In my defense, I have an auto-immune disorder that affects my spine and I often feel “tweaky”, at which point I pop some turmeric and go on about my day.  Well, this time the turmeric didn’t help.  By bedtime I realized that this pain wasn’t quite be the same thing that usually affects me.  By the next morning, I was certain it wasn’t.  Standing hurt, sitting hurt and laying on the bed was agony.  Typing was out of the question.  Heck, thinking was out of the question.  Not sleeping well renders me a babbling idiot.  Argh.

Actually, I think if I had one of those big exercise balls to sit on I would have improved more quickly.  That’s not possible, not as long as I have Moosie.  Moosie LOVES those balls.  He looks like a circus dog, moving it around with his front paws as he bites at the thick plastic.  It takes him about fifteen minutes to render it defunct.

At any rate,  the point of all that is I couldn’t do anything.  Okay, I couldn’t do anything for me.  I suffer from HD.  That’s ADHD without the AD, since I tend to be abnormally focused. I cannot bear to just watch the television, or rather the iPad, since that’s my preferred popular entertainment delivery device.  If there’s something’s playing on my iPad you can bet I’m not really watching it.  Instead, it’s playing in the background while I’m washing dishes or sweeping floors or cooking.

So I made my way through six movies (watched in bits and pieces, depending on how long I could stay standing), the best of which was The Man Who Knew Infinity.  Wow! Imagine complicated mathematical formulae appearing in your brain the way Mozart received music!  Fascinating movie about someone who should be as famous as Einstein.

When I wasn’t sweeping the floors and watching movies, I went out to the gardens and stared at the ground, wishing and hoping.  In between, I walked back and forth between the house to the far barn, because walking actually made everything feel better.  This kept the sheep busy.  They have become terrible beggars.  The minute Cinco, whose “baa” is beginning to sound testosterone-infused, catches sight of me, he comes running–just in case I’m bringing something edible.  He even tried nibbling on my fingers the other day.  And no, he’s not starving to death.  All three of them look properly plump.  Perhaps a bit too plump.  But they would walk with me on the other side of their fence, hoping and wishing.



Once I reached the far barn I’d be greeted by my not-so-little-anymore gilts, who make very certain they stop just short of the electric tape.  Yep, the tape works.  Although I have three lines of tape run at the lowest levels of the poles–the highest one is just below knee-level to me, making it easy for me to step over–I could take out the two lower tapes and use them elsewhere .  Every time the girls get close to the fence, they pause, reach out toward the tape with the tips of their snouts and sniff.  Can they smell the electricity or do they get a little buzz at that short distance?  I always know when they make contact.  No doubt the neighbors do as well.  I swear their “YARP!”s  echo for miles.

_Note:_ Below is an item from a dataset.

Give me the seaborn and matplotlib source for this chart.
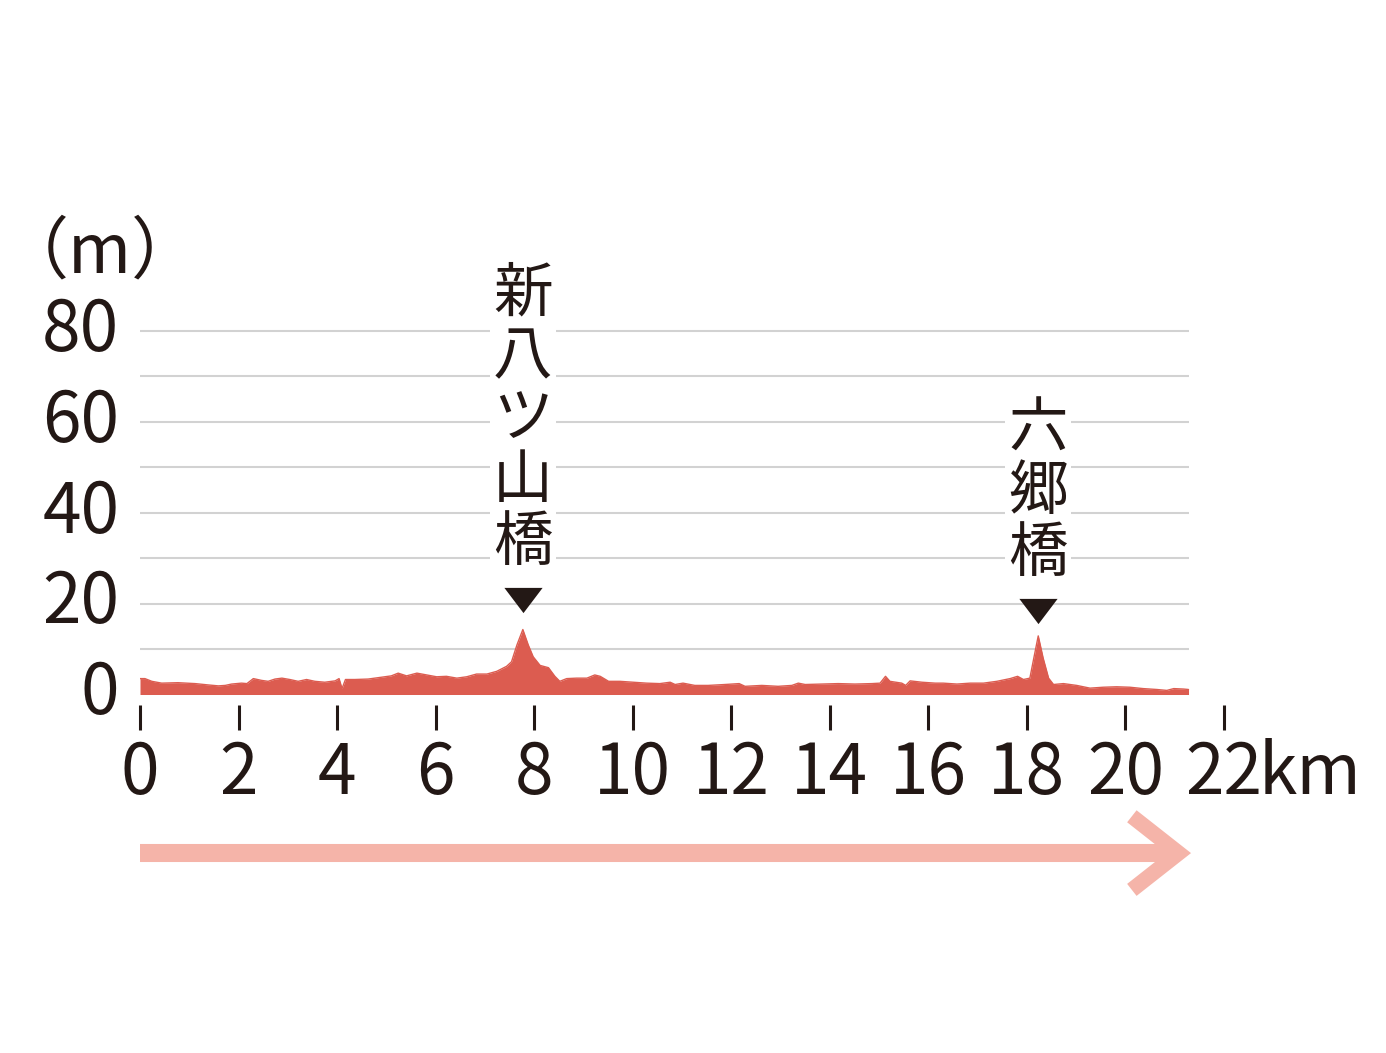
import numpy as np
import pandas as pd
import matplotlib
matplotlib.use("Agg")
import matplotlib.pyplot as plt
import matplotlib.transforms as mtransforms
import seaborn as sns

# ---- data -------------------------------------------------------------
dist_km = [0.0, 0.1, 0.24, 0.44, 0.77, 1.12, 1.39, 1.59, 1.73, 1.86, 2.06, 2.17,
           2.3, 2.47, 2.6, 2.74, 2.88, 3.04, 3.21, 3.38, 3.55, 3.75, 3.96, 4.04,
           4.1, 4.17, 4.36, 4.63, 4.9, 5.1, 5.24, 5.41, 5.62, 5.82, 6.02, 6.22,
           6.43, 6.63, 6.83, 7.04, 7.24, 7.44, 7.54, 7.65, 7.77, 7.88, 7.98, 8.12,
           8.29, 8.42, 8.52, 8.66, 8.86, 9.07, 9.23, 9.34, 9.51, 9.74, 10.01,
           10.28, 10.55, 10.76, 10.86, 11.02, 11.26, 11.53, 11.87, 12.16, 12.28,
           12.62, 12.95, 13.23, 13.36, 13.5, 13.84, 14.17, 14.51, 14.85, 15.02,
           15.13, 15.22, 15.46, 15.54, 15.63, 15.87, 16.14, 16.3, 16.58, 16.85,
           17.12, 17.39, 17.66, 17.81, 17.93, 18.06, 18.14, 18.23, 18.33, 18.44,
           18.54, 18.74, 19.01, 19.28, 19.55, 19.82, 20.09, 20.36, 20.64, 20.84,
           20.98, 21.18, 21.28]
elev_m = [3.5, 3.5, 2.9, 2.5, 2.6, 2.4, 2.1, 1.9, 2.0, 2.3, 2.5, 2.4,
          3.5, 3.1, 2.9, 3.4, 3.6, 3.3, 2.9, 3.3, 2.9, 2.7, 3.0, 3.5,
          1.3, 3.3, 3.3, 3.4, 3.8, 4.1, 4.7, 4.1, 4.7, 4.3, 3.9, 4.0,
          3.6, 3.9, 4.5, 4.5, 5.1, 6.2, 7.2, 10.9, 14.3, 10.9, 8.3, 6.4,
          5.9, 4.0, 2.9, 3.5, 3.6, 3.6, 4.3, 4.0, 2.9, 2.9, 2.7,
          2.5, 2.4, 2.7, 2.2, 2.5, 2.0, 2.0, 2.2, 2.4, 1.8,
          2.0, 1.8, 2.0, 2.5, 2.2, 2.3, 2.4, 2.3, 2.4, 2.5,
          4.0, 2.9, 2.5, 2.0, 3.0, 2.7, 2.5, 2.5, 2.3, 2.5,
          2.5, 2.9, 3.5, 4.0, 3.3, 3.6, 8.0, 12.9, 8.0, 3.6,
          2.2, 2.4, 2.0, 1.4, 1.6, 1.7, 1.6, 1.3, 1.1, 0.9,
          1.3, 1.2, 1.1]

x_ticks = [0, 2, 4, 6, 8, 10, 12, 14, 16, 18, 20, 22]
y_ticks = [0, 20, 40, 60, 80]
grid_levels = [10, 20, 30, 40, 50, 60, 70, 80]
x_unit = "km"
y_unit = "（m）"

landmark_names = ["新八ツ山橋", "六郷橋"]
landmark_km = [7.77, 18.23]
landmark_marker_m = [20.8, 18.4]
landmark_text_m = [26.6, 24.2]

# ---- style ------------------------------------------------------------
FILL = "#dc5c50"
ARROW = "#f5b4a9"
INK = "#231815"
GRID = "#d2d2d2"

sns.set_theme(style="white")
plt.rcParams["font.family"] = ["Noto Sans CJK JP", "DejaVu Sans"]

W, H, DPI = 1386, 1053, 100
fig = plt.figure(figsize=(W / DPI, H / DPI), dpi=DPI)
fig.patch.set_facecolor("white")

ax_l, ax_r, ax_top, ax_bot = 140, 1224, 331, 705
ax = fig.add_axes([ax_l / W, (H - ax_bot) / H, (ax_r - ax_l) / W, (ax_bot - ax_top) / H])
ax.set_facecolor("none")

df = pd.DataFrame({"km": dist_km, "m": elev_m})

# grid lines across the profile length
ax.hlines(grid_levels, 0, dist_km[-1], colors=GRID, linewidth=1.5, zorder=1, clip_on=False)

# profile
ax.fill_between(df["km"], 0, df["m"], color=FILL, linewidth=0, zorder=3)
sns.lineplot(data=df, x="km", y="m", ax=ax, color=FILL, linewidth=1.0, zorder=4,
             estimator=None, sort=False)

ax.set_xlim(0, 22)
ax.set_ylim(-2.31, 80)
for s in ax.spines.values():
    s.set_visible(False)
ax.set_xlabel("")
ax.set_ylabel("")

ax.set_xticks(x_ticks)
ax.set_xticklabels([str(v) for v in x_ticks])
ax.set_yticks(y_ticks)
ax.set_yticklabels([str(v) for v in y_ticks])
ax.tick_params(axis="x", direction="out", length=18, width=2.2, color=INK,
               pad=6, labelsize=50, labelcolor=INK, bottom=True)
ax.tick_params(axis="y", length=0, pad=15, labelsize=50, labelcolor=INK, left=True)
ax.grid(False)

# nudge y tick labels up slightly
up = mtransforms.ScaledTranslation(0, 8 / DPI, fig.dpi_scale_trans)
for lab in ax.get_yticklabels():
    lab.set_transform(lab.get_transform() + up)

# unit labels
ax.annotate(x_unit, xy=(22, 0), xycoords=("data", "axes fraction"),
            xytext=(25, -24), textcoords="offset points", ha="left", va="top",
            fontsize=50, color=INK, annotation_clip=False)
fig.text(1 / W, (H - 253) / H, y_unit, ha="left", va="center", fontsize=49, color=INK)

# landmarks (flattened downward triangle)
tri = [(-1.0, 0.66), (1.0, 0.66), (0.0, -0.66), (-1.0, 0.66)]
for name, kx, mk, mt in zip(landmark_names, landmark_km, landmark_marker_m, landmark_text_m):
    ax.plot([kx], [mk], marker=tri, markersize=27.5, color=INK, markeredgewidth=0,
            clip_on=False, zorder=6)
    ax.text(kx, mt, "\n".join(name), ha="center", va="bottom", fontsize=43,
            color=INK, linespacing=1.02, zorder=5, clip_on=False,
            bbox=dict(facecolor="white", edgecolor="none", pad=2))

# direction arrow below the axis
arrow_y = -34.9
tip = dist_km[-1] - 0.2
ax.plot([0, tip - 0.1], [arrow_y, arrow_y], color=ARROW, linewidth=13,
        solid_capstyle="butt", clip_on=False, zorder=2)
ax.plot([tip - 0.95, tip, tip - 0.95], [-26.8, arrow_y, -43.0], color=ARROW, linewidth=11,
        solid_capstyle="butt", solid_joinstyle="miter", clip_on=False, zorder=2)

fig.savefig("out.png", dpi=DPI, facecolor="white")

For the record, the turkeys are careful with the tape too, ducking their heads nearly to the ground so the bare skin on their noggins don’t touch it.  Given that feathers are great insulators, they let the tape slide over their backs.

While I meandered around the turkey barn, I’d spend a time with Tom, watching and worrying.  I’m pretty sure that he’s going blind.  Is this why he and Tommy 2 are so bonded?  They’ve become inseparable, grazing together away from the bulk of the flock these days. There’s none of the aggression between them that I’ve seen in the past between Tom and his sons.  They don’t even press themselves into the scrums forming between this year’s little toms.  In the past, Tom has always participated in the great “king of the coop” game, making sure all the boys know that he’s their one true king.  I guess that’s not necessary this year, what with Tommy 2 so clearly heir apparent.  So the elder statesmen stand back and watch as the younger lads circle each other, grabbing snoods or wattles and yanking until one of them peeps “Uncle”.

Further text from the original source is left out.